RANKS GETTING THINNER
Right up until a few days before his death Friday at 84, the pope kept in touch by letter with school friends from their home town of Wadowice. Their grief for him now is compounded by sadness at the thinning ranks of their group, all in their 80s - and the loss of the one person who served as the focus of their reunions over the years.
"This is one of the saddest days of my life," Puklo said.
"There are fewer and fewer of us now," said a tearful Eugeniusz Mroz, who knew of six survivors from the 40 members of the Wadowice school's class of 1938, thinned first by World War II and now by old age.
Mroz recalled the future pope as a good student and serious boy, who still wouldn't tattle on his less disciplined mates. He recalled the time they all skipped a particularly boring Greek class by wrapping one student in a blanket and insisting he needed to be taken to the doctor.

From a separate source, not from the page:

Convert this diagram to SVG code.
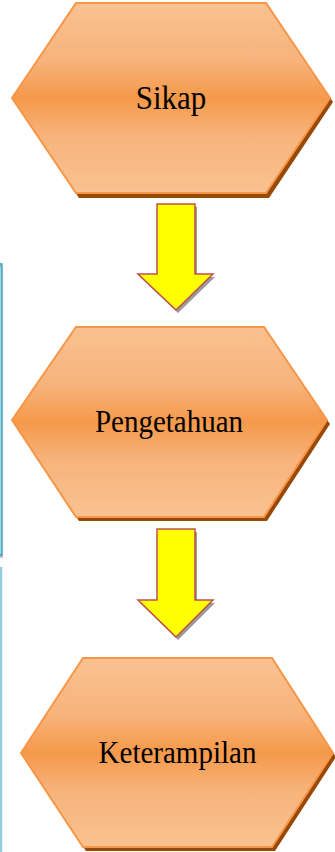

"He went along with it," said Mroz.
At their first reunion, in 1948, the group took walks together and each one stood at dinner to recount how they had spent the preceding 10 years. Already, "some of us were missing," said Mroz, who survived forced labour for the Nazi occupiers during World War II. "Ten of us were lost in the war."
When Wojtyla was bishop of nearby Krakow, they gathered for a dinner once a year before Christmas. "Lolek invited us to Krakow, and we used to meet once a year before Christmas for dinner, then we sang songs, hiking songs, and carols.
Lolek especially loves carols," he said.
They were looking forward to the December 1978 meeting, but in October, their Lolek - then archbishop of Krakow - was elected pope. From then on, they kept in touch mostly by letter; the last meeting was in 2002 during the pope's last visit to Poland.
The last time Mroz heard from Lolek was when he sent Christmas greetings in December, and got an answer back. Puklo heard from him last just after Easter, on Tuesday, March 29, four days before he died.
"On Good Friday I sent him Easter greetings, which Father Dziwisz was to read to him," Puklo said, referring to the pope's private secretary Archbishop Stanislaw Dziwisz.
"On the following Tuesday I received a response. On one side there were wishes written in Latin by the pope, and on the other Father Dziwisz wrote his wishes."
Danuta Michalowska, 82, took solace in a personal letter the pope sent her just last week.
"It was just as if he had written it 20 years ago," said Michalowska, who acted in an underground Krakow theatre with young Wojtyla during the Nazi occupation of Poland in the early 1940s. "He joked in the letter and kidded me, as he always did."